Don't procrastinate when it comes to saving

Nov 19 2015 08:05
Schalk Louw

When I look at today’s savings trends, I get the idea that South Africans take the ‘there will always be something more important than saving’ approach.

Many feel that they have more than enough time to save before retirement. Besides, you live for the moment.

The new bicycle, hi-fi system, golf clubs or coat you have been eyeing will certainly bring you more joy in this particular moment, right?

I believe that this is the main reason that SA’s personal savings numbers (as a percentage of personal income) have dropped from a level of around 11% in the 1970s, to around 5% in the 1990s, to the current -2% level.

Our country’s spending habits have increased as interest rates dropped lower and lower.

A 30-year-old recently sent me an email asking me how much he would have to save each month for the next 30 years to provide an income of approximately R15 000 per month in today’s terms, after retirement.

There is a short and a long answer to this question, and I will discuss both.
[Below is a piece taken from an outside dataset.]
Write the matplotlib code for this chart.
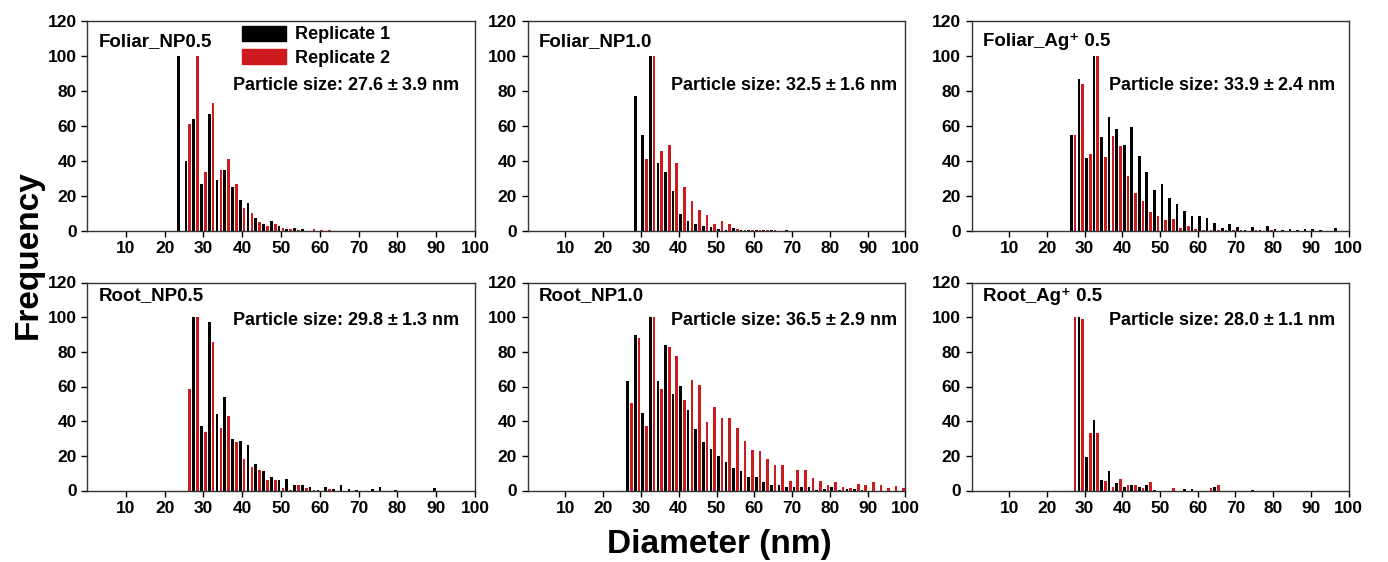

The short answer is to start saving immediately, regardless of the amount. Just start! Studies have shown that the earlier you start saving, the more comfortable your retirement will be.

The long answer will take several assumptions into consideration (based mostly on government goals and historical data – none of which bear any guarantees for future performance).

Firstly, the government made it clear that it would like to keep inflation levels at around 4%-6%.

At current risk-free return levels of 5.7%, you would have to save roughly R3.6m in today’s terms to provide you with an income of R15 000 per month.

Working on the assumption that inflation will remain steady at 6% for the next 30 years, and that risk-free returns will remain at 5.7%, it would mean that today’s R3.6m will equal approximately R21.7m in 30 years’ time.

If we use an income tax rate of 30% and take a look at the different asset classes, we will see that shares have still delivered the best returns since 1986 (inflation +8%).

Properties came in second (inflation +5%) and bonds came third (inflation +2%), while the money market underperformed inflation by -1% per year.

If the next 30 years’ average returns follow in the footsteps of the past almost 30-year average (inflation plus) and this investor braved the higher risk of shares, he should be saving an average of R3 950 per month for the next 30 years to reach his goal.

If he prefers the comfort of a more diversified portfolio (60% shares, 5% property shares and 35% bonds), he would have to save R6 600 per month.

Although this is an extra R2 650 to put away each month, it still beats the ?R26 000 per month he would have to invest in the money market to reach his goal.